Similarly, the Mad Hedge Fund Trader writes:
I am constantly asked where to find safe places to park cash by investors understandably unhappy with the risk/reward currently offered by the markets. Any reach for yield now carries substantial principal risk, the kind we saw, oh say, in the summer of 2007.
I have had great luck steering people into the Invesco PowerShares Emerging Market Sovereign Debt ETF (PCY) for the last nine months, which is invested primarily in the debt of Asian and Latin American government entities, and sports a generous 6.44% yield. This beats the daylights out of the one basis point you currently earn for cash, the 3.76% yield on 10 year Treasuries, and still exceeds the 4.70% yield on the iShares Investment Grade Bond ETN (LQD), which buys predominantly single “BBB”, or better, US corporates.
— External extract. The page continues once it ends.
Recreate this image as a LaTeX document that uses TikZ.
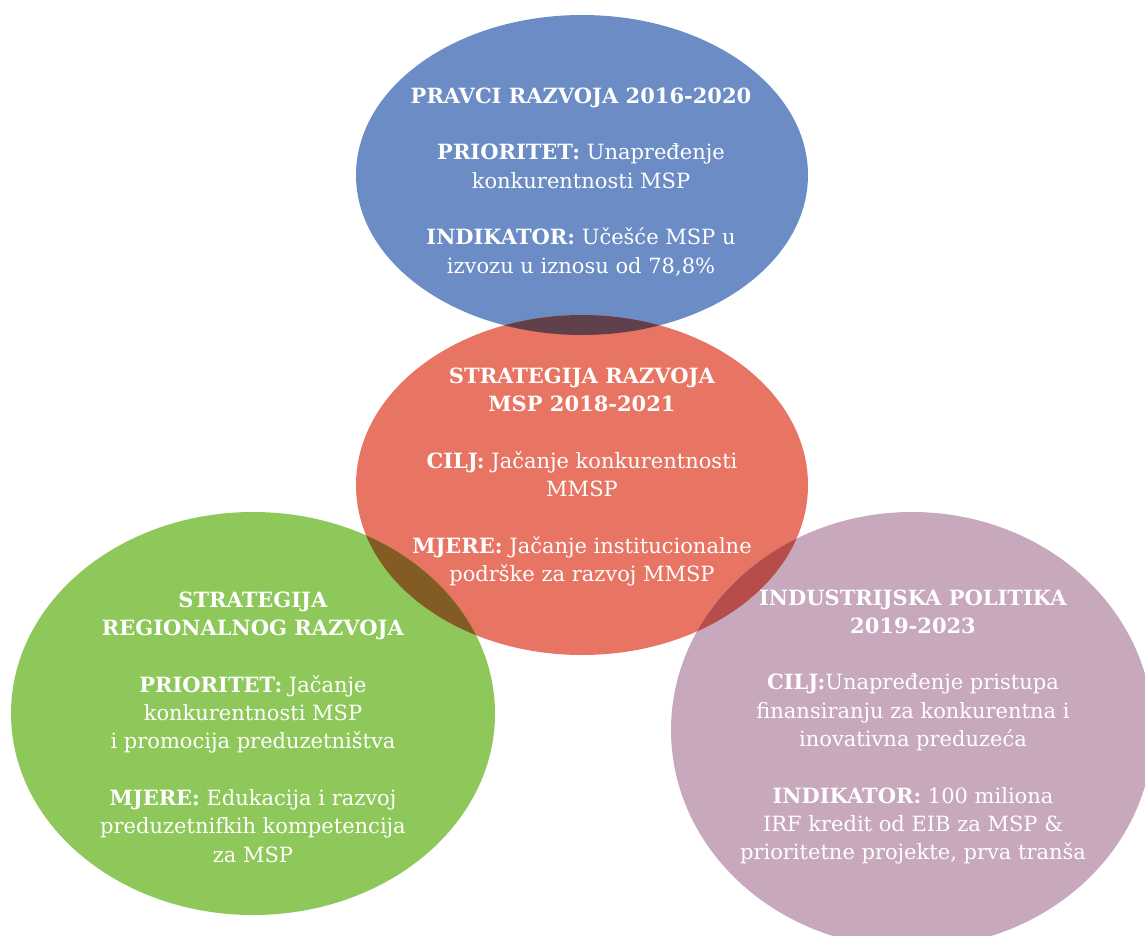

The big difference here is that PCY has a much rosier future of credit upgrades to look forward to than other alternatives. It turns out that many emerging markets have little or no debt, because until recently, investors thought their credit quality was too poor. No doubt a history of defaults in the region going back to 1820 is in the backs of their minds.
You would think that a sovereign debt fund would be the last place to safely park your money in the middle of a debt crisis, but you’d be wrong. PCY has minimal holdings in the Land of Sophocles and Plato, and very little in the other European PIIGS. In fact, the crisis has accelerated the differentiation of credit qualities, separating the wheat from the chaff, and sending bonds issues by financially responsible countries to decent premiums, while punishing the bad boys with huge discounts. It seems this fund has a decent set of managers at the helm.
With US government bond issuance going through the roof, the shoe is now on the other foot.
It should be noted that both Gross and the Hedge Trader are rather bullish on the U.S. economy. For example, one of the main reasons that Gross is now bearish on U.S. treasuries is because he is convinced the U.S. be hit with massive inflation. If he is wrong – and wrong deflation reins for a while longer – then U.S. treasuries may still recover.